Bank strength doesn’t equal consumer health: A typical mortgage holder coming off a fixed-rate deal in 2023 will face a £220 ($271) increase to their monthly mortgage payments —and by the end of 2026, nearly 1 million homeowners will face £500 ($616) increases, per the BOE results. Renters would also suffer as landlords pass on higher mortgage rates to them.

  • Banks need to do more to support consumers—and stress tests prove they can. BoE Gov. Andrew Bailey urged lenders to pass on higher interest rates to savers given their resilience, per The Financial Times.
  • This compounds prior FCA and MP calls for banks to do more.
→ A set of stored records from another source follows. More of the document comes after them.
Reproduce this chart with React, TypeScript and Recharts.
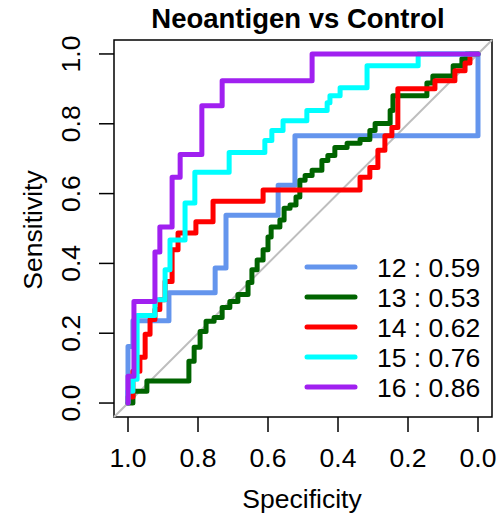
import React from "react";
import { LineChart, Line, XAxis, YAxis, ReferenceArea, Legend } from "recharts";

// axis ticks
const specTicks = [1, 0.8, 0.6, 0.4, 0.2, 0];
const sensTicks = [0, 0.2, 0.4, 0.6, 0.8, 1];

// ROC corner points (specificity, sensitivity)
const spec12 = [1, 0.986, 0.883, 0.751, 0.72, 0.571, 0.523, 0, 0];
const sens12 = [0, 0.162, 0.236, 0.316, 0.387, 0.538, 0.624, 0.766, 1];

const spec13 = [1, 0.986, 0.946, 0.826, 0.811, 0.794, 0.777, 0.754, 0.731, 0.709, 0.686, 0.657, 0.646, 0.631, 0.614, 0.6, 0.591, 0.566, 0.554, 0.537, 0.52, 0.509, 0.494, 0.474, 0.446, 0.429, 0.409, 0.374, 0.337, 0.309, 0.294, 0.251, 0.243, 0.146, 0.129, 0.071, 0.046, 0.034, 0];
const sens13 = [0, 0, 0.034, 0.063, 0.12, 0.16, 0.205, 0.234, 0.245, 0.274, 0.291, 0.311, 0.345, 0.382, 0.41, 0.439, 0.476, 0.504, 0.524, 0.558, 0.567, 0.59, 0.638, 0.652, 0.667, 0.695, 0.709, 0.732, 0.744, 0.755, 0.781, 0.801, 0.838, 0.88, 0.917, 0.937, 0.966, 0.986, 1];

const spec14 = [1, 0.986, 0.966, 0.951, 0.937, 0.923, 0.909, 0.894, 0.874, 0.857, 0.806, 0.757, 0.614, 0.337, 0.309, 0.286, 0.266, 0.246, 0.229, 0.123, 0.066, 0.037, 0.023, 0];
const sens14 = [0, 0.017, 0.091, 0.131, 0.197, 0.239, 0.268, 0.296, 0.348, 0.439, 0.487, 0.519, 0.578, 0.61, 0.647, 0.675, 0.724, 0.766, 0.789, 0.9, 0.923, 0.952, 0.974, 1];

const spec15 = [1, 0.986, 0.974, 0.923, 0.894, 0.88, 0.837, 0.809, 0.711, 0.609, 0.589, 0.557, 0.489, 0.431, 0.423, 0.394, 0.317, 0.171, 0];
const sens15 = [0, 0.034, 0.068, 0.251, 0.296, 0.382, 0.467, 0.573, 0.661, 0.718, 0.752, 0.781, 0.809, 0.838, 0.86, 0.88, 0.903, 0.966, 1];

const spec16 = [1, 0.983, 0.923, 0.909, 0.874, 0.851, 0.789, 0.731, 0.474, 0];
const sens16 = [0, 0.077, 0.291, 0.433, 0.504, 0.647, 0.712, 0.852, 0.923, 1];

// chance line
const diagSpec = [1.04, -0.04];
const diagSens = [-0.04, 1.04];

const seriesNames = ["12", "13", "14", "15", "16"];
const aucValues = ["0.59", "0.53", "0.62", "0.76", "0.86"];
const seriesColors = ["#6495ED", "#006400", "#FF0000", "#00FFFF", "#A020F0"];

const font = "'Liberation Sans', Arial, Helvetica, sans-serif";

const toPoints = (spec: number[], sens: number[]) =>
  spec.map((s, i) => ({ spec: s, sens: sens[i] }));

const curves = [
  toPoints(spec12, sens12),
  toPoints(spec13, sens13),
  toPoints(spec14, sens14),
  toPoints(spec15, sens15),
  toPoints(spec16, sens16),
];

const YTick = (props: any) => {
  const { y, payload } = props;
  return (
    <text
      x={80}
      y={y}
      transform={`rotate(-90, 80, ${y})`}
      textAnchor="middle"
      fontSize={26.5}
      fontFamily={font}
      fill="#000"
    >
      {Number(payload.value).toFixed(1)}
    </text>
  );
};

const LegendBox = () => (
  <svg width={200} height={160}>
    {seriesNames.map((name, i) => (
      <g key={name}>
        <line
          x1={9}
          x2={57}
          y1={19 + i * 30}
          y2={19 + i * 30}
          stroke={seriesColors[i]}
          strokeWidth={5}
          strokeLinecap="round"
        />
        <text x={79} y={28.5 + i * 30} fontSize={26.5} fontFamily={font} fill="#000">
          {name} : {aucValues[i]}
        </text>
      </g>
    ))}
  </svg>
);

export default function App() {
  return (
    <div style={{ position: "absolute", left: 0, top: 0 }}>
      <LineChart width={497} height={516} margin={{ top: 40, right: 5, left: 0, bottom: 0 }}>
        <XAxis
          type="number"
          dataKey="spec"
          domain={[-0.04, 1.04]}
          reversed
          ticks={specTicks}
          interval={0}
          tickFormatter={(v: number) => v.toFixed(1)}
          height={99}
          tickSize={15}
          tickMargin={16}
          axisLine={false}
          tickLine={{ stroke: "#000", strokeWidth: 1.5 }}
          tick={{ fill: "#000", fontSize: 26.5, fontFamily: font }}
        />
        <YAxis
          type="number"
          dataKey="sens"
          domain={[-0.04, 1.04]}
          ticks={sensTicks}
          interval={0}
          width={114}
          tickSize={15}
          axisLine={false}
          tickLine={{ stroke: "#000", strokeWidth: 1.5 }}
          tick={<YTick />}
        />
        <Line
          data={toPoints(diagSpec, diagSens)}
          dataKey="sens"
          type="linear"
          stroke="#BEBEBE"
          strokeWidth={2}
          dot={false}
          activeDot={false}
          isAnimationActive={false}
        />
        {curves.map((pts, i) => (
          <Line
            key={seriesNames[i]}
            data={pts}
            dataKey="sens"
            type="stepBefore"
            stroke={seriesColors[i]}
            strokeWidth={5}
            strokeLinejoin="round"
            strokeLinecap="round"
            dot={false}
            activeDot={false}
            isAnimationActive={false}
          />
        ))}
        <ReferenceArea
          x1={-0.04}
          x2={1.04}
          y1={-0.04}
          y2={1.04}
          fill="none"
          stroke="#000"
          strokeWidth={1.5}
        />
        <Legend
          layout="vertical"
          align="center"
          verticalAlign="middle"
          wrapperStyle={{ left: 298, top: 248, width: 200, height: 160 }}
          content={() => <LegendBox />}
        />
        <text x={298} y={28} textAnchor="middle" fontSize={27.5} fontWeight="bold" fontFamily={font} fill="#000">
          Neoantigen vs Control
        </text>
        <text x={302} y={508} textAnchor="middle" fontSize={26.5} fontFamily={font} fill="#000">
          Specificity
        </text>
        <text
          x={42}
          y={230}
          transform="rotate(-90, 42, 230)"
          textAnchor="middle"
          fontSize={26.5}
          fontFamily={font}
          fill="#000"
        >
          Sensitivity
        </text>
      </LineChart>
    </div>
  );
}
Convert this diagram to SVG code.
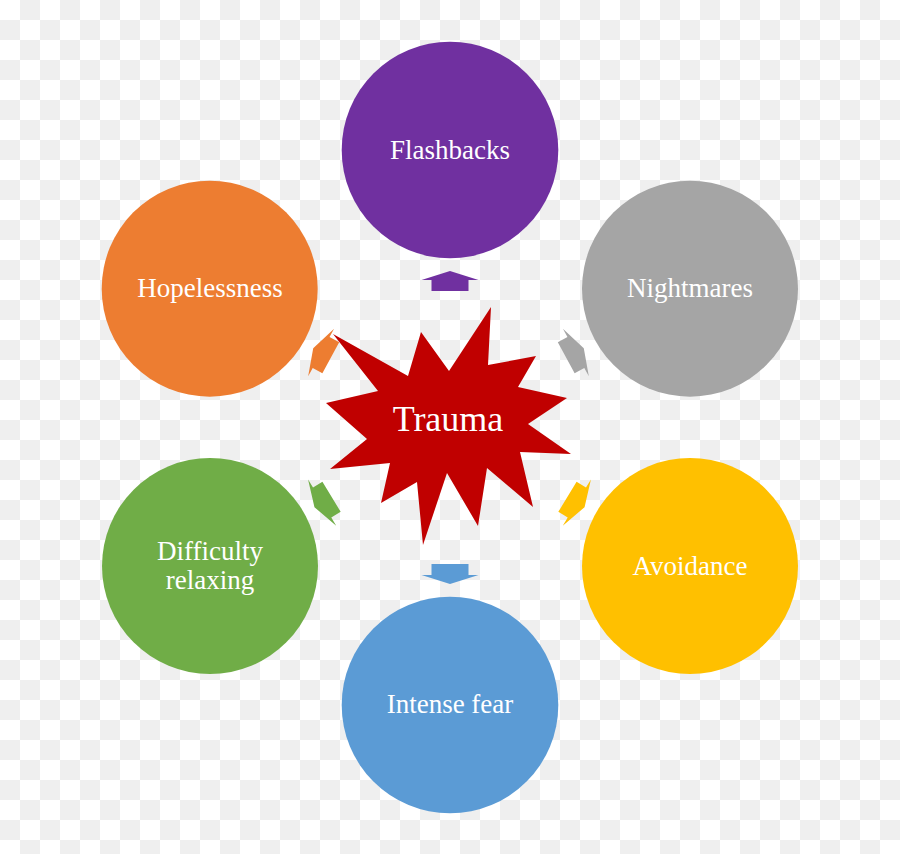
<svg xmlns="http://www.w3.org/2000/svg" width="900" height="854" viewBox="0 0 900 854">
  <defs>
    <pattern id="checker" x="0" y="0" width="40" height="40" patternUnits="userSpaceOnUse">
      <rect width="40" height="40" fill="#ffffff"/>
      <rect x="20" y="0" width="20" height="20" fill="#efefef"/>
      <rect x="0" y="20" width="20" height="20" fill="#efefef"/>
    </pattern>
    <path id="arrow" d="M0,-10 L28.5,-1 L18.5,-1 L18.5,10 L-18.5,10 L-18.5,-1 L-28.5,-1 Z"/>
    <style>
      .lbl { font-family: "Liberation Serif", "Times New Roman", serif; font-size: 27px; fill: #ffffff; text-anchor: middle; }
      .big { font-family: "Liberation Serif", "Times New Roman", serif; font-size: 36px; fill: #ffffff; text-anchor: middle; }
    </style>
  </defs>
  <rect width="900" height="854" fill="url(#checker)"/>

  <g id="connectors">
    <use href="#arrow" fill="#7030a0" transform="translate(450,281)"/>
    <use href="#arrow" fill="#a5a5a5" transform="translate(575,353) rotate(61.4) scale(0.95,1)"/>
    <use href="#arrow" fill="#ffc000" transform="translate(576,502) rotate(121.3) scale(0.95,1)"/>
    <use href="#arrow" fill="#5b9bd5" transform="translate(450,574) rotate(180)"/>
    <use href="#arrow" fill="#70ad47" transform="translate(323,502) rotate(-121.3) scale(0.95,1)"/>
    <use href="#arrow" fill="#ed7d31" transform="translate(322,353) rotate(-61.4) scale(0.95,1)"/>
  </g>

  <g id="flashbacks">
    <circle cx="450" cy="150" r="108.3" fill="#7030a0"/>
    <text class="lbl" x="450" y="158.5">Flashbacks</text>
  </g>
  <g id="nightmares">
    <circle cx="690" cy="288.7" r="108" fill="#a5a5a5"/>
    <text class="lbl" x="690" y="297">Nightmares</text>
  </g>
  <g id="avoidance">
    <circle cx="690" cy="566" r="108" fill="#ffc000"/>
    <text class="lbl" x="690" y="574.5">Avoidance</text>
  </g>
  <g id="intense-fear">
    <circle cx="450" cy="705" r="108.3" fill="#5b9bd5"/>
    <text class="lbl" x="450" y="713">Intense fear</text>
  </g>
  <g id="difficulty-relaxing">
    <circle cx="210" cy="566" r="108" fill="#70ad47"/>
    <text class="lbl" x="210" y="560">Difficulty</text>
    <text class="lbl" x="210" y="589">relaxing</text>
  </g>
  <g id="hopelessness">
    <circle cx="209.7" cy="288.7" r="108" fill="#ed7d31"/>
    <text class="lbl" x="210" y="297">Hopelessness</text>
  </g>

  <g id="trauma">
    <polygon fill="#c00000" points="491,307 488,365 536,356 518,387 567,398 528,424 571,454 520,452 533,507 487,468 478,526 447,473 423,545 417,482 381,503 390,463 330,469 367,439 326,403 378,391 333,334 408,376 421,332 449,371"/>
    <text class="big" x="448" y="431">Trauma</text>
  </g>
</svg>
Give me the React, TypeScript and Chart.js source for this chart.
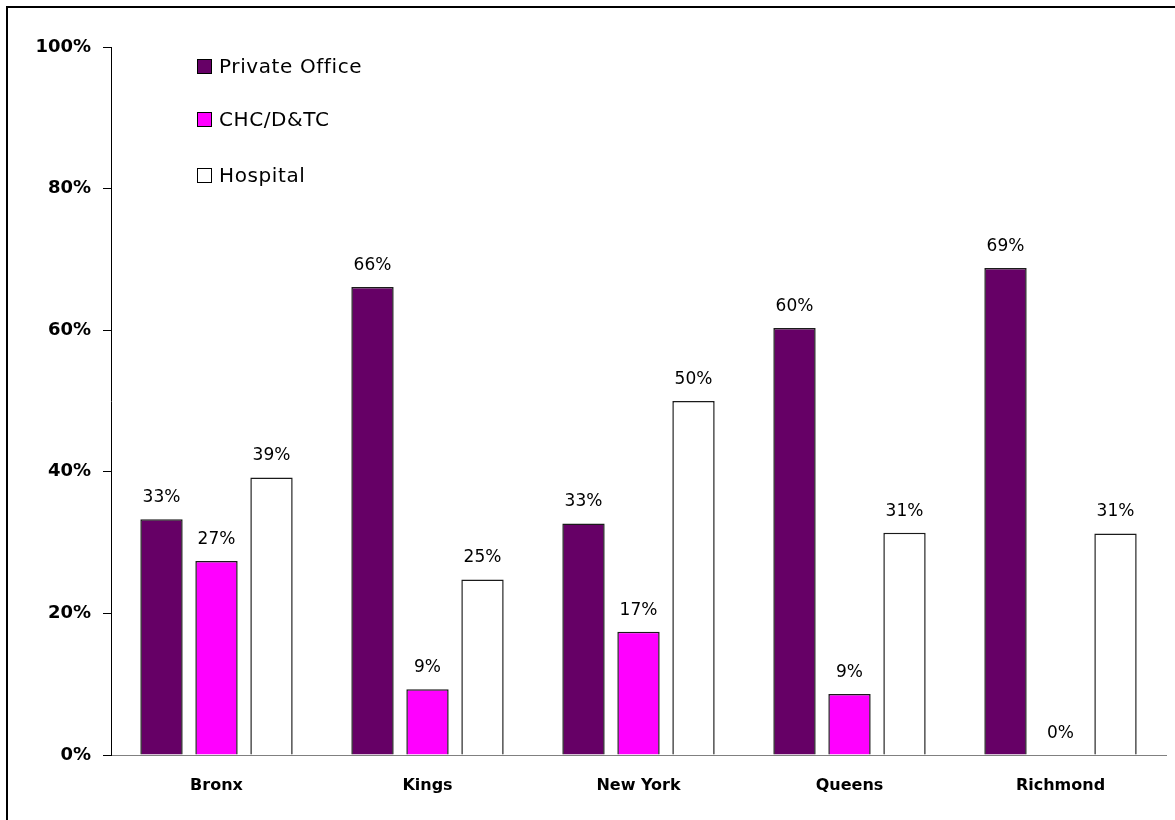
import React, { useEffect, useRef } from "react";
import { Chart, registerables } from "chart.js";

Chart.register(...registerables);

const categories = ["Bronx", "Kings", "New York", "Queens", "Richmond"];
const privateOffice = [33.3, 66.1, 32.7, 60.3, 68.8];
const chcDtc = [27.4, 9.3, 17.4, 8.6, 0];
const hospital = [39.2, 24.8, 50.0, 31.4, 31.3];
const seriesNames = ["Private Office", "CHC/D&TC", "Hospital"];
const seriesColors = ["#660066", "#FF00FF", "#FFFFFF"];
const yTicks = [0, 20, 40, 60, 80, 100];

const FONT = "'DejaVu Sans', sans-serif";
const W = 1175;
const H = 820;

const frame = {
  id: "frame",
  beforeDraw(chart: any) {
    const ctx = chart.ctx;
    ctx.save();
    ctx.fillStyle = "#fff";
    ctx.fillRect(0, 0, W, H);
    ctx.fillStyle = "#000";
    ctx.fillRect(6, 6, W - 6, 2);
    ctx.fillRect(6, 6, 2, H - 6);
    ctx.restore();
  },
};

const valueLabels = {
  id: "valueLabels",
  afterDatasetsDraw(chart: any) {
    const ctx = chart.ctx;
    ctx.save();
    ctx.font = `17px ${FONT}`;
    ctx.fillStyle = "#000";
    ctx.textAlign = "center";
    ctx.textBaseline = "alphabetic";
    chart.data.datasets.forEach((ds: any, i: number) => {
      const meta = chart.getDatasetMeta(i);
      meta.data.forEach((el: any, j: number) => {
        const v = ds.data[j];
        ctx.fillText(Math.round(v) + "%", el.x, el.y - 17);
      });
    });
    ctx.restore();
  },
};

const customLegend = {
  id: "customLegend",
  afterDraw(chart: any) {
    const ctx = chart.ctx;
    ctx.save();
    ctx.font = `20px ${FONT}`;
    ctx.textAlign = "left";
    ctx.textBaseline = "middle";
    try { (ctx as any).letterSpacing = "0.6px"; } catch (e) {}
    const x0 = 197;
    const rows = [66.5, 119.5, 175.5];
    seriesNames.forEach((name, i) => {
      const cy = rows[i];
      ctx.fillStyle = seriesColors[i];
      ctx.fillRect(x0, cy - 7.5, 15, 15);
      ctx.strokeStyle = "#000";
      ctx.lineWidth = 1;
      ctx.strokeRect(x0 + 0.5, cy - 7, 14, 14);
      ctx.fillStyle = "#000";
      ctx.fillText(name, x0 + 22, cy + 1);
    });
    ctx.restore();
  },
};

export default function App() {
  const ref = useRef<HTMLCanvasElement>(null);
  useEffect(() => {
    if (!ref.current) return;
    const data = [privateOffice, chcDtc, hospital];
    const chart = new Chart(ref.current, {
      type: "bar",
      data: {
        labels: categories,
        datasets: seriesNames.map((name, i) => ({
          label: name,
          data: data[i],
          backgroundColor: seriesColors[i],
          borderColor: "#1a1a1a",
          borderWidth: 1.5,
          categoryPercentage: 0.782,
          barPercentage: 0.77,
        })),
      },
      options: {
        animation: false,
        responsive: false,
        devicePixelRatio: 1,
        layout: { padding: { top: 47, right: 9, left: 0, bottom: 0 } },
        plugins: { legend: { display: false }, tooltip: { enabled: false } },
        scales: {
          x: {
            grid: { display: true, drawOnChartArea: false, drawTicks: false },
            border: { display: true, color: "#808080", width: 1 },
            ticks: {
              color: "#000",
              font: { family: FONT, size: 16, weight: "bold" },
              padding: 21,
            },
            afterFit: (s: any) => { s.height = 65; },
          },
          y: {
            min: 0,
            max: 100,
            afterBuildTicks: (s: any) => { s.ticks = yTicks.map((v) => ({ value: v })); },
            grid: { display: true, drawOnChartArea: false, drawTicks: true, tickLength: 8, color: "#000" },
            border: { display: true, color: "#000", width: 1 },
            ticks: {
              color: "#000",
              font: { family: FONT, size: 18, weight: "bold" },
              padding: 12,
              callback: (v: any) => v + "%",
            },
            afterFit: (s: any) => { s.width = 111; },
          },
        },
      },
      plugins: [frame, valueLabels, customLegend],
    });
    return () => chart.destroy();
  }, []);
  return (
    <canvas
      ref={ref}
      width={W}
      height={H}
      style={{ position: "fixed", left: 0, top: 0, display: "block", width: W, height: H }}
    />
  );
}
UK lenders have been accused of profiteering from higher interest rates after their Q1 banks results. Lloyds’ pre-tax profits jumped 46%, while NatWest’s profits lept 50%, for example. Interest rates for easy access accounts, meanwhile, are largely stuck below 2%.

Our take: Banks that offer better value can win big on deposits.

  • More than a half-million UK consumers switched banks between January and May 2023—a 73% jump from a year ago—as they hunt for better deals.
  • Consider Chase: It already holds £15 billion ($18.5 billion) in customer deposits, after launching in the UK two years ago. But Monzo has accumulated just £6 billion ($7.4 billion) since its 2015 rollout. Why? Because Chase offers 1% interest in its current account, 1% cash back on everyday spending to those who deposit over £500 ($616) a month, and a market-leading 3.8% interest for its easy access savings account.

Offering similar rates would mean significantly higher cost of funds for the average UK bank. Instead of doing this across the board, UK banks can target certain demographics—like those who are likely to use other banking products—with their best offers. This would also help them create sticky relationships that won’t be severed as soon as a better rate comes along.